2. The method according to claim 1, characterized in that algorithms for modification analysis and/or sequence error analysis and/or SAP (single amino acid polymorphism) algorithms and/or algorithms for mass spectrum analysis are employed.

3. The method according to claim 1, characterized in that peptide mass fingerprint (PMF) algorithms and/or peptide fragmentation fingerprint (PFF) algorithms and/or algorithms from the family of the de novo sequencing algorithms and/or PTM prediction algorithms are employed as algorithms.

4. The method according to claim 1, characterized in that at least two algorithms of the same type are employed, especially at least two peptide mass fingerprint (PMF) algorithms and/or at least two peptide fragmentation fingerprint (PFF) algorithms and/or at least two algorithms from the family of the de novo sequencing algorithms.

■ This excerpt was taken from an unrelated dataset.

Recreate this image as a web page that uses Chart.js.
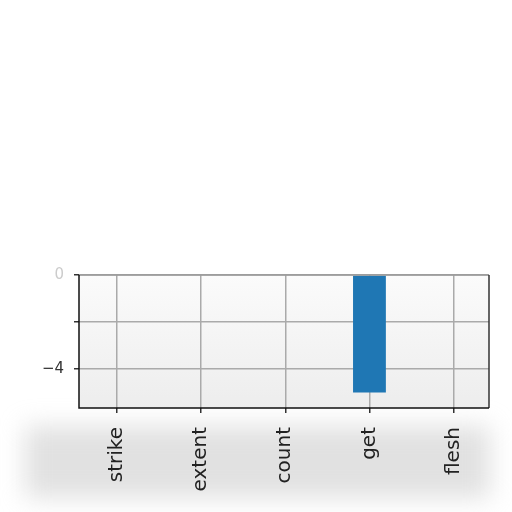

5. The method according to claim 1, characterized in that information about the primary structure is obtained automatically from unpredicted fragmentation spectra, whereby specifiable chemical and posttranslational modifications and/or amino acid substitutions or other sequence errors and/or missing bonds are sought and/or whereby diverging ion masses are taken into consideration.

6. The method according to claim 1, characterized in that unpredicted fragmentation spectra are correlated with known sequences, especially from sequence databases and/or with other information about biopolymers, whereby the other information can be obtained from modification databases and/or from mass spectra databases.

7. The method according to claim 6, characterized in that the results of the correlation are stored.

8. The method according to claim 7, characterized in that the stored results are employed for predicting the primary structure of biopolymers.

9. The method according to claim 1, characterized in that unpredicted fragmentation spectra are analyzed using a combination of fragmentation spectra.

10. A system (100) for predicting the primary structure of biopolymers by means of mass spectrometric data in which at least two algorithms or the results of at least two algorithms and/or of bioinformatic analyses can be combined.

11. The system (100) according to claim 10, characterized in that information about the primary structure of biopolymers can be obtained automatically from unpredicted fragmentation spectra.

12. The system (100) according to claim 10, characterized in that a user interface (UI) is provided for entering parameters and/or for requesting results of bioinformatic analyses, especially of unpredicted fragmentation spectra.

13. The system (100) according to claim 12, characterized in that the user interface (UI) is an HTML interface.

14. The system (100) according to claim 10, characterized in that a database interface (DBI) is provided for accessing a plurality of databases (DB1, DB2), especially sequential databases and/or databases with mass spectra and/or modification databases.

15. The system (100) according to claim 10, characterized in that the user interface (UI) has input and/or output masks for the employed algorithms (A1, A2, etc.).

16. The system (100) according to claim 10, characterized by at least one database (DB_100).

17. The system (100) according to claim 10, which is suitable for carrying out a method for predicting the primary structure of biopolymers by means of mass spectrometric data in which at least two algorithms or the results of at least two algorithms and/or bioinformatic analyses are combined.